U.S. auto sales fell 34% during the month, but Ford passed Toyota and Chrysler's retail sales didn't crater as badly as some expected
April was a pileup for the auto industry, what with Chrysler's bankruptcy, General Motors' (GM) fight to avoid the same fate, and overall U.S. sales that plunged 34% from a year ago. But there were pockets of good news: Ford Motor's (F) sales topped Toyota's (TM) for the first time in a year. The Dearborn (Mich.) carmaker posted its fifth gain in retail market share over the past six months. And even Chrysler suffered only marginally worse than the industry as a whole after spending the month on death watch.
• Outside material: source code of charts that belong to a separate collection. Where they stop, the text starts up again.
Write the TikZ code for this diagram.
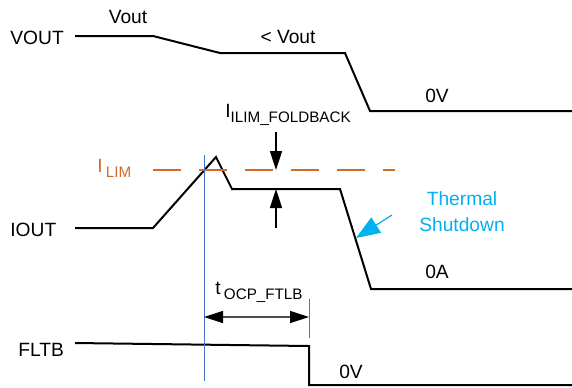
\documentclass[tikz,border=0pt]{standalone}
\usepackage{fontspec}
\setmainfont{Liberation Sans}
\usepackage{xcolor}
\definecolor{limit}{HTML}{D46A2A}
\definecolor{thermal}{HTML}{00B0F0}
\definecolor{marker}{HTML}{4472C4}
\usetikzlibrary{arrows.meta, positioning, calc}
\newcommand{\lowsub}[1]{\raisebox{-0.5ex}{\fontsize{7.6}{9}\selectfont #1}}

\begin{document}
\begin{tikzpicture}[x=0.5pt, y=-0.5pt, every node/.style={font=\fontsize{9.6}{11}\selectfont, inner sep=0pt}]
\tikzstyle{wave}=[line width=1pt, black, line join=miter]
\tikzstyle{signame}=[anchor=west]
\tikzstyle{markline}=[draw=marker, line width=0.5pt]
\tikzstyle{dim}=[line width=0.6pt, {Triangle[length=9.5pt, width=6pt, color=black]}-{Triangle[length=9.5pt, width=6pt, color=black]}]
\useasboundingbox (0,0) rectangle (572,387);

% signal names
\node[signame] (vout) at (10,38) {VOUT};
\node[signame] (iout) at (10,230) {IOUT};
\node[signame] (fltb) at (18,350) {FLTB};

% waveforms
\draw[wave] (75,36) -- (153,36) -- (220,53) -- (345,53) -- (370,111) -- (572,111);
\draw[wave] (75,228) -- (153,228) -- (216,157) -- (232,189) -- (340,189) -- (371,289) -- (572,289);
\draw[wave] (75,343) -- (309,346) -- (309,385) -- (572,385);

% current limit
\draw[limit, line width=1pt, dash pattern=on 14pt off 9pt] (153,170) -- (395,170);
\node[limit, anchor=west] (ilim) at (97,168) {I\,\lowsub{LIM}};

% level labels
\node (vnom) at (128,17) {Vout};
\node (vlow) at (288,37) {< Vout};
\node (vzero) at (437,96) {0V};
\node (izero) at (437,272) {0A};
\node (fzero) at (351,372) {0V};

% foldback
\coordinate (fbtop) at (276,170);
\coordinate (fbbot) at (276,189);
\node (fblabel) at (288,115) {I\lowsub{ILIM\_FOLDBACK}};
\draw[line width=0.8pt, -{Triangle[length=9.5pt, width=6pt]}] (276,132) -- (fbtop);
\draw[line width=0.8pt, -{Triangle[length=9.5pt, width=6pt]}] (276,228) -- (fbbot);

% OCP timing
\coordinate (t0) at (204,317);
\coordinate (t1) at (309,317);
\draw[markline] (204,155) -- (204,381);
\draw[markline] (309,299) -- (309,338);
\draw[dim, draw=black!70] (t0) -- (t1);
\node (tlabel) at (259,292) {t\,\lowsub{OCP\_FTLB}};

% thermal shutdown
\node[thermal, align=center] (tsd) at (462,212) {Thermal\\[2pt]Shutdown};
\coordinate (tsdtip) at (356,238);
\draw[thermal, line width=0.6pt, -{Triangle[length=12pt, width=9pt]}] (392,215) -- (tsdtip);
\end{tikzpicture}
\end{document}
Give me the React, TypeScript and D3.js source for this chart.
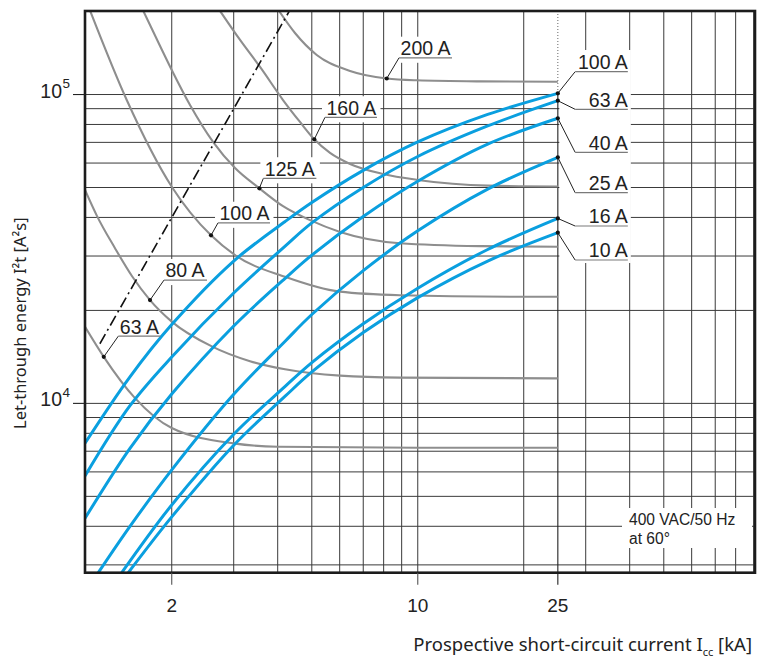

All in all, it was enough to have some industry officials talking cautiously about a bottom to their yearlong sales debacle.
"I think the industry is bumping along the bottom of the bathtub," said Chrysler Vice-Chairman James Press.
Chrysler sales were down 48% on the whole in April. But a big part of that reflected a drop in orders from rental car agencies—sales that are much less profitable than retail sales at car dealerships. Chrysler's retail sales last month fell 37%. Press expressed hope that the public will view President Barack Obama's pledge of new taxpayer loans to assist a merger between Chrysler and Italian automaker Fiat (FIA.MI)—plus government guarantees for vehicle warranties—as a new start for the company.
GM's Turn to Cajole Bondholders
Ford sales were down 31% in April, to 134,000 vehicles. Toyota saw a steeper drop of 42%, to 126,000, allowing Ford to regain its No. 2 position behind GM in total U.S. sales for the first time since early 2008.
GM's sales were down 33% from a year ago—a steep drop, but perhaps not as bad as expected, given the bankruptcy talk that swirled around the automaker. Indeed, GM's sales improved from March. The company must convince its bondholders to take deep discounts on their holdings by June 1 in order to persuade the Treasury Dept. that it should commit more taxpayer loans to keep the automaker in business.
GM sales chief Mark LaNeve said battling the bad news around Detroit and GM itself is not easy. "I've seen everything except that a Martian is going to run General Motors," he said. "We've been fighting every one of these rumors, and I can tell you they don't help sales."
Leading Japanese automakers actually fared a bit worse than Detroit in April. Aside from Toyota, Nissan (NSANY) was down 37%. Honda (HMC), however, turned in a decline of merely 25%.
Vehicle Incentives Averaged $3,031
Honda raised incentive spending on its Accord sedan in April, helping the Accord top the Ford F-Series pickup and Toyota Camry as the best-selling model in the U.S. for the month. South Korea's Hyundai Motor posted the smallest decline among major automakers, sliding 14%. Hyundai surpassed Nissan in sales for only the second time in history, according to automotive researcher Edmunds.com of Santa Monica, Calif. Kia Motors, Hyundai's affiliate, reported a 15% decrease.
Automakers spent a hefty $3,031 in incentives for the average vehicle sold, up 29% from a year earlier, according to Edmunds.com. Still, that was down from the record of $3,165 in March.
Industry executives hope that a bounceback in the stock market, improvements in consumer confidence reported in April, and the gradual loosening of credit to car buyers will add up to a small comeback in sales in the second half of the year.
The pain continued to be felt across luxury car sales, as well. Mercedes-Benz (DAI) was down 29% and BMW was down 32%.